EXERCISE PROMPT: Search the material below for the word "this". Copy every line that has it.

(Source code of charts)
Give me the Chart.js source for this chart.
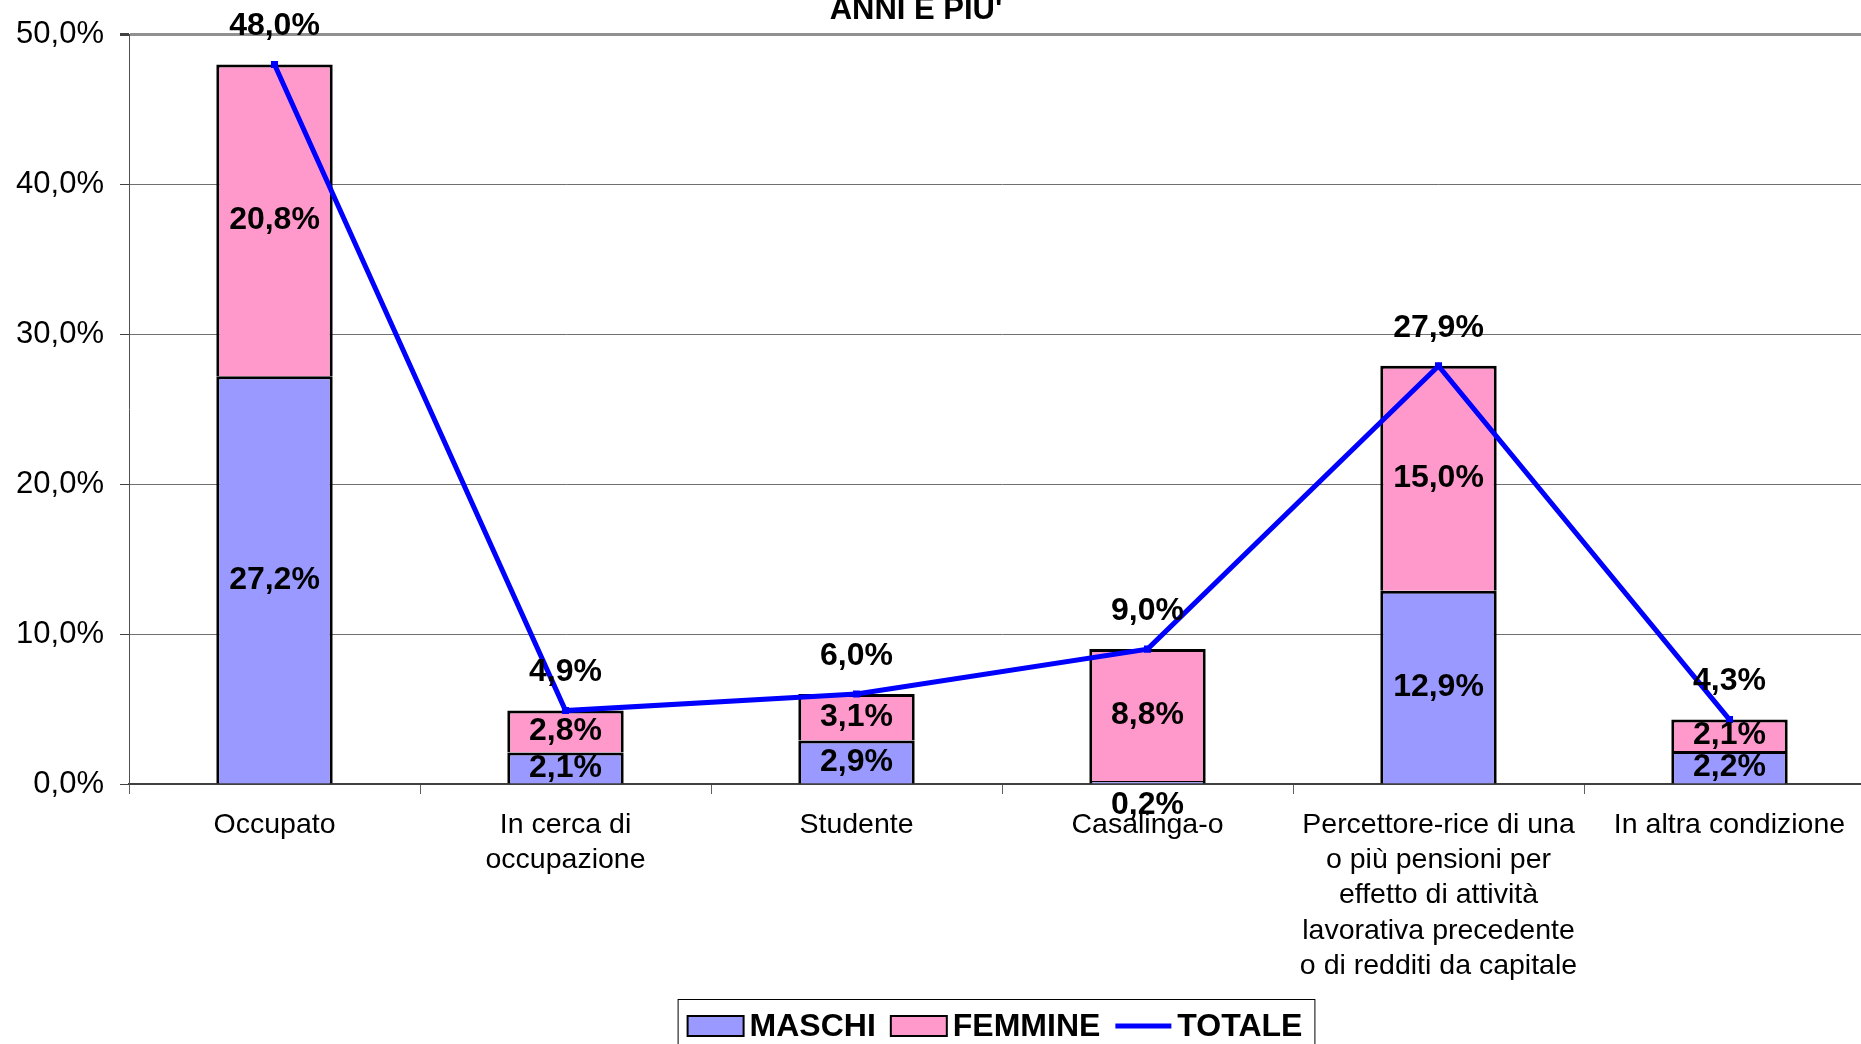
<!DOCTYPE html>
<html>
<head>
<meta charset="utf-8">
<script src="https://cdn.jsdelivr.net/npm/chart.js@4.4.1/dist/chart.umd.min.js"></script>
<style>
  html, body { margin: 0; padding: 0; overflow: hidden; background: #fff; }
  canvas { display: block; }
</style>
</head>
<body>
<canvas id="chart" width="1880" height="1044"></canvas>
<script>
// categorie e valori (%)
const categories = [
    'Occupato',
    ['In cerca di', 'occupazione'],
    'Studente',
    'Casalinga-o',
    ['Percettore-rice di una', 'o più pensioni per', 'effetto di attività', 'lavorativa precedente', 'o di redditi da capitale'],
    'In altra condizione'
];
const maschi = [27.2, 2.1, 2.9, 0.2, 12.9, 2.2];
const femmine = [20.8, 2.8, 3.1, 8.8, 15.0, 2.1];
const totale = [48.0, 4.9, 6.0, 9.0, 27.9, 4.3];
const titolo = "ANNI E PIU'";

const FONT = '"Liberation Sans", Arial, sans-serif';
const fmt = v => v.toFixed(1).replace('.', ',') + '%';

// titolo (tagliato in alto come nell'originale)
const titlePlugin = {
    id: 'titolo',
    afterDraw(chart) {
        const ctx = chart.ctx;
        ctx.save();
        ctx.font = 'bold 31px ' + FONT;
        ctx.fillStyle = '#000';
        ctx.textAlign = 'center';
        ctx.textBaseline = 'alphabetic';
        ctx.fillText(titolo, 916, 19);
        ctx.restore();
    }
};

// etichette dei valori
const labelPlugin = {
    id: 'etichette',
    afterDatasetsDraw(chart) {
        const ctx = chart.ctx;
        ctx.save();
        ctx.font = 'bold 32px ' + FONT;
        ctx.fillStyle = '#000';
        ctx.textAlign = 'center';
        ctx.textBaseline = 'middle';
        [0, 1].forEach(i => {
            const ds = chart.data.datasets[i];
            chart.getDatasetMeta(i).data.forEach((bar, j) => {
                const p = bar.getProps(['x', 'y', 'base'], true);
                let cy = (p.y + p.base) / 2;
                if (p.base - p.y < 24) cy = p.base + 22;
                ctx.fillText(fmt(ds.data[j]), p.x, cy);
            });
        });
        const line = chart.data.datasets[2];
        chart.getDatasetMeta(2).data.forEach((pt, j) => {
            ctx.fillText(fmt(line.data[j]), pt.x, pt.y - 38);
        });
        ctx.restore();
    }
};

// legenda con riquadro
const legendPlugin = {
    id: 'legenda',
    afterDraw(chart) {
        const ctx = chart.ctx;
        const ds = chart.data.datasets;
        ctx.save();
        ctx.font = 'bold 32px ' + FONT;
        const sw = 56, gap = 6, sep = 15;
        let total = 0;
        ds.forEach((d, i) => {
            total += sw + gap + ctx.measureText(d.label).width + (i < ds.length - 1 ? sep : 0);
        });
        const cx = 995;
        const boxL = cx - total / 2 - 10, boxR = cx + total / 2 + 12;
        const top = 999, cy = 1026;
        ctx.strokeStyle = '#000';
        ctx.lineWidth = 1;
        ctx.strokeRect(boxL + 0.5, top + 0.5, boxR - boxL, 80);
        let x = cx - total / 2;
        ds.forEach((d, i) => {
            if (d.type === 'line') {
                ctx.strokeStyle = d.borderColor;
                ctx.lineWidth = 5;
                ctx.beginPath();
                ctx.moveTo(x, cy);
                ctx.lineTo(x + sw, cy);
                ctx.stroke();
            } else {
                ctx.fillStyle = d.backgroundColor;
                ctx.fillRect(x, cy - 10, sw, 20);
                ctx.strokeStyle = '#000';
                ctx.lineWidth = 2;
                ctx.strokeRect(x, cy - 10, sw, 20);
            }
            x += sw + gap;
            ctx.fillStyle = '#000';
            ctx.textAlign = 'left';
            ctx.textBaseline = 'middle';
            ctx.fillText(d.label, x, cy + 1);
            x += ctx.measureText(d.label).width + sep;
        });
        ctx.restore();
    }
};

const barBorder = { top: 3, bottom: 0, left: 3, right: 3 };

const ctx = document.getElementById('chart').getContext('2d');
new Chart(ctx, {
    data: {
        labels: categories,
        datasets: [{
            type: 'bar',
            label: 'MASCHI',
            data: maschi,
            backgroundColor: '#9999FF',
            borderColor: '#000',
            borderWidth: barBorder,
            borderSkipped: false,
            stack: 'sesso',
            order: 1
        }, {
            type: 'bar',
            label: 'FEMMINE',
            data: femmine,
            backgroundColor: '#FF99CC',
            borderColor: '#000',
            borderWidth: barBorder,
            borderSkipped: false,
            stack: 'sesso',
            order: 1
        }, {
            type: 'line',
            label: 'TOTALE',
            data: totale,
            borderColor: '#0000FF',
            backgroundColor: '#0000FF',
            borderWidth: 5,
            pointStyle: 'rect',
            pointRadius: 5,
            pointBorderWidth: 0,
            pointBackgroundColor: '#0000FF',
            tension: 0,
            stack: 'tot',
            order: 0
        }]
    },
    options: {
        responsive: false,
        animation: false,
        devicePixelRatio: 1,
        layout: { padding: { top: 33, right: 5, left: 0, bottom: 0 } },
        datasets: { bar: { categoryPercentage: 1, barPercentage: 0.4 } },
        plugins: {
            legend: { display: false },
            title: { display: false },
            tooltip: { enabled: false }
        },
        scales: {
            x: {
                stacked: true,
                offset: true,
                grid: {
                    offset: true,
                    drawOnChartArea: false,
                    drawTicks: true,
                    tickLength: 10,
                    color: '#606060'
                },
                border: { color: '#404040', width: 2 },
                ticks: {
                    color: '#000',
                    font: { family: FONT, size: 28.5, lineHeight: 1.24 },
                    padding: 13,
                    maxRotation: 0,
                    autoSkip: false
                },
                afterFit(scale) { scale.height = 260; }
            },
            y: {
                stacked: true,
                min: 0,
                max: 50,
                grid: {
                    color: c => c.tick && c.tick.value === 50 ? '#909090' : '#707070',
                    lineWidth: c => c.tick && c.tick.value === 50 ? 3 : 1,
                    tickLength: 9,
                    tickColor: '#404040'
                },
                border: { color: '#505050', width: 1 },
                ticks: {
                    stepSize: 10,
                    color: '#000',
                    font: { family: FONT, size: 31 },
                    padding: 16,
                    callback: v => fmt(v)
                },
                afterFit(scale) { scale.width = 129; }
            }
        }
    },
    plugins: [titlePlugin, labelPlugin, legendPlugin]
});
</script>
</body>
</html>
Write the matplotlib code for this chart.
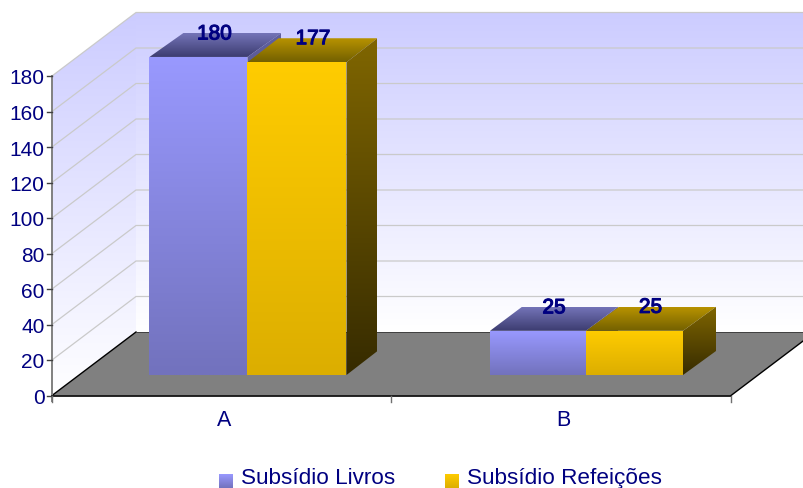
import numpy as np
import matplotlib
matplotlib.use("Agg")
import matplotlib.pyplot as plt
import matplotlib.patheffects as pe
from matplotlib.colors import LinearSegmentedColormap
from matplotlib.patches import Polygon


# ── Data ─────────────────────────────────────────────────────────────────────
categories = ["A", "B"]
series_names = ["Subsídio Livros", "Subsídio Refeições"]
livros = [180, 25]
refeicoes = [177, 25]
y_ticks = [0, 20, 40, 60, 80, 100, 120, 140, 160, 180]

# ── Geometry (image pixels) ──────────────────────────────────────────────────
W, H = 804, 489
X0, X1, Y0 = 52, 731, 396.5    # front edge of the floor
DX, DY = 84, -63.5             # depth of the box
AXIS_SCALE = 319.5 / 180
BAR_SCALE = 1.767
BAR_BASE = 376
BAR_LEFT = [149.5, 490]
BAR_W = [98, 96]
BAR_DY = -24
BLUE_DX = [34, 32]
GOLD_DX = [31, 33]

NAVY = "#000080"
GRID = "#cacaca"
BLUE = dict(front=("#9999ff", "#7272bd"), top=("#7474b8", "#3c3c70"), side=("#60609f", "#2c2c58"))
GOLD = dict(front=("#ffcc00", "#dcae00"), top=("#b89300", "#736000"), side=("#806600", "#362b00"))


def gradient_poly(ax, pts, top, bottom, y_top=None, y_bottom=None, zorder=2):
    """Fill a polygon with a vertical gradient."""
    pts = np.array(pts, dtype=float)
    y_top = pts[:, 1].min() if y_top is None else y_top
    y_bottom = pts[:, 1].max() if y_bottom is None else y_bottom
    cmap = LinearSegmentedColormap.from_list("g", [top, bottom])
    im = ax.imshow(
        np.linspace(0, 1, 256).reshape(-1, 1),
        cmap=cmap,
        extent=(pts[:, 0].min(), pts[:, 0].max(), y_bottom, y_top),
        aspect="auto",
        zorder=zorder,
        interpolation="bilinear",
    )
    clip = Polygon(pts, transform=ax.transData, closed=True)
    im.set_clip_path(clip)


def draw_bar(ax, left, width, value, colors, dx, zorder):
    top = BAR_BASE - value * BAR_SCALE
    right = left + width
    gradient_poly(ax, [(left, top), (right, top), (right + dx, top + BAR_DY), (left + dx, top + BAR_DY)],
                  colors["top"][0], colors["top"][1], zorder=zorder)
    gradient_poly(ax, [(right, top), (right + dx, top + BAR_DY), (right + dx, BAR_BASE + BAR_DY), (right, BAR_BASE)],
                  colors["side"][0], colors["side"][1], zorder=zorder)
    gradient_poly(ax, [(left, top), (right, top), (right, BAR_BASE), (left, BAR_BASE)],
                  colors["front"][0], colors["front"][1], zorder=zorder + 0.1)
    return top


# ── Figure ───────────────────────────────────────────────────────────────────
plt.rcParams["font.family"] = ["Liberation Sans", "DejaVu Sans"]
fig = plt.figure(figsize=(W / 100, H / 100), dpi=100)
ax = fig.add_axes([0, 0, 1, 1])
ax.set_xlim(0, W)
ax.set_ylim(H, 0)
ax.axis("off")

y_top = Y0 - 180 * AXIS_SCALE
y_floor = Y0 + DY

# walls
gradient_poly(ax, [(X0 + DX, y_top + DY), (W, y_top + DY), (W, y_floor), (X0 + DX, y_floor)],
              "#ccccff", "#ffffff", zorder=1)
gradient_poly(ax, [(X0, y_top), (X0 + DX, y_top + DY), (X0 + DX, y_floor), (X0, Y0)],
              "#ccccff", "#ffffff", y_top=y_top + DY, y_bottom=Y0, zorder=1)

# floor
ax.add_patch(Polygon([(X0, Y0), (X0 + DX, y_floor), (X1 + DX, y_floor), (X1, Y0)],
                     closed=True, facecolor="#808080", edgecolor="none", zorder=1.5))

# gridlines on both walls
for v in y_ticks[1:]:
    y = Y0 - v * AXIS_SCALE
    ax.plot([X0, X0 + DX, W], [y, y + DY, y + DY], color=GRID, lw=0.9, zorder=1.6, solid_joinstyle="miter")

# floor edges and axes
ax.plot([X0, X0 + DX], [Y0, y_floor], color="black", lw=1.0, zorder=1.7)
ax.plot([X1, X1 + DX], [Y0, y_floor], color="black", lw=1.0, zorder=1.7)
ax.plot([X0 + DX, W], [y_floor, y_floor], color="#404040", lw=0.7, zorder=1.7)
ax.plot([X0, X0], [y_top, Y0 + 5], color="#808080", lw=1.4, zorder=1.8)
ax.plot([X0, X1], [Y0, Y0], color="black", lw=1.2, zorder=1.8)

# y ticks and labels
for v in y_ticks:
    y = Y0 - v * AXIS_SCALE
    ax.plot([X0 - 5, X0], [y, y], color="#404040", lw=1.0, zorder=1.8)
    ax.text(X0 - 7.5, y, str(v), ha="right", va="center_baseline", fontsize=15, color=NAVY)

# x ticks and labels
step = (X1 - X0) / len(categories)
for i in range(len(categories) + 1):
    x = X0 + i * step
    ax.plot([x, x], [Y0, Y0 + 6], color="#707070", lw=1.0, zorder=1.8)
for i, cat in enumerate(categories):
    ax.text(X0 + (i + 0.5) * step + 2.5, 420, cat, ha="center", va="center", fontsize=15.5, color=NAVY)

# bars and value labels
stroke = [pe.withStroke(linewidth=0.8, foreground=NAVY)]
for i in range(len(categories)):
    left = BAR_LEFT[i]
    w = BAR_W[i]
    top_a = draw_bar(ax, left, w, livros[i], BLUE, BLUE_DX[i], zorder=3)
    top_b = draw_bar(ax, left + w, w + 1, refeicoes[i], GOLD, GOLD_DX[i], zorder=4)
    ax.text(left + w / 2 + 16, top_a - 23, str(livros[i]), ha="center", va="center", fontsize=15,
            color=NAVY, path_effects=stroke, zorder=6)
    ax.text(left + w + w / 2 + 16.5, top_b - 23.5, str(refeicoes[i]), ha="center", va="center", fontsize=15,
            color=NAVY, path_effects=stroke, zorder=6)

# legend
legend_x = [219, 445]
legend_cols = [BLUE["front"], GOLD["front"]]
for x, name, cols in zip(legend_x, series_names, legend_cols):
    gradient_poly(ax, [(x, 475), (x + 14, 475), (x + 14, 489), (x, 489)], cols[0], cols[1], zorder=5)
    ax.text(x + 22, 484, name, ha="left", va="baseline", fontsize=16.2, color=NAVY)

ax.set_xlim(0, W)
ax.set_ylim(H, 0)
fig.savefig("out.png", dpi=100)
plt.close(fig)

RESPONSE BELOW:
Give me the Chart.js source for this chart.
Write the matplotlib code for this chart.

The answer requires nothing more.